Minibus changes in Tbilisi anger drivers and passengers alike
By Salome Modebadze
Tuesday, July 26
Akaki Jokhadze, Head of the Tbilisi City Transport Service, said Tbilisi City Hall would give recommendations to the drivers of old and new minibuses (marshrutkas) to decrease the transport fees. Opposing the new 80-tetri fare, Giorgi Lagidze leader of Future Georgia met with Jokhadze on Monday. As Lagidze told The Messenger Jokhadze promised to negotiate with the marshrutka owners concerning the transport fee. “The increased fee on mini-buses remains among the most burning social problems for our citizens and if the Government won’t consider their needs they won’t have the moral right to be in governance,” Lagidze said forecasting large-scale rallies in the capital.
Explaining that not all the minibuses [from 180 lines] have faced the changes, Bacho Dolidze, the City Hall spoksman explained that the only thing the Mayor’s Office can do is to offer the citizens municipal transport (metro and buses) at a fixed price. “Neither City Hall nor City Council can regulate the minibus market but our first obligation is to create a competitive environment for marshrutkas with the municipal transport,” he added.
At a press conference Zaza Gabulia Deputy Chair of Human Rights and Public Relations Commission of City Assembly offered Gigi Ugulava, the Tbilisi Mayor, a chance to start consultations about the increased transport fee. Recollecting the promise the Christian-Democrats received from Ugulava in November 2010, Gabunia emphasized that the cost of minibuses shouldn’t have been increased.

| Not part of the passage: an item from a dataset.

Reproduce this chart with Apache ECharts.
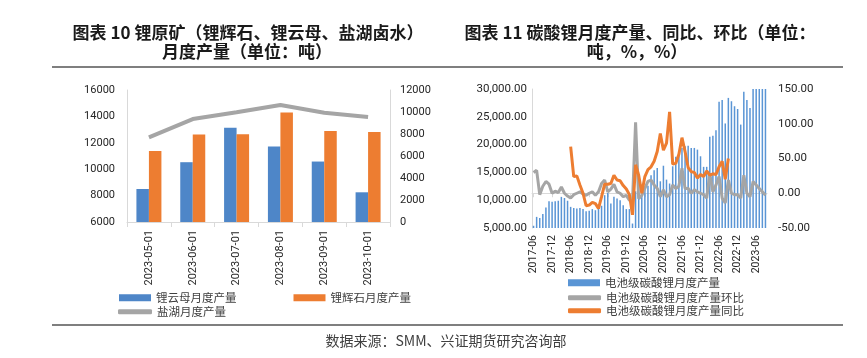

“The City Hall has to do something against the monopolist company [Tbilisi Minibus] which has willfully increased the cost of marshrutkas and find a way out of the situation,” Gabunia said before suggesting the holding of a new tender or returning to the initial tariff. But Nino Tevdoradze, Chairwoman of Legal Issues Commission, didn’t approve the suggestion. “A tender on minibuses has already been held and none of our opponents had then expressed their discontent,” she said explaining that the introduction of tariffs on marshrutkas is part of the “unregulated market economy” and not subject to the authority of City Hall or City Council.
Opposing the “monopolization” of transport Merab Janiashvili President of the Association of Young Financiers and Businessmen and his friend Beka Kemularia organized a protest rally on Sunday. Demanding that less pressure be put on drivers the organizers demanded Tbilisi Minibus Company to follow the contract regulations and keep the old tariffs. As Kemularia explained to The Messenger, new marshrutkas with an increased fee made people use the minibuses which still cost 50 tetris thus the drivers of old marshrutkas and their owners have been threatened that they must increase their tariffs too.
In a resolution addressed to the President Mikheil Saakashvili, Tbilisi City Hall and Tbilisi City council on Monday, the protesters discouraging the officials from supporting the “monopolist” company. Waiting for an answer by the end of the week, they would wish to decrease the transport fee to 50 tetris [as it was before] or restore the old bus lines so that people could pay a single transport fee for their journey rather than having to pay double.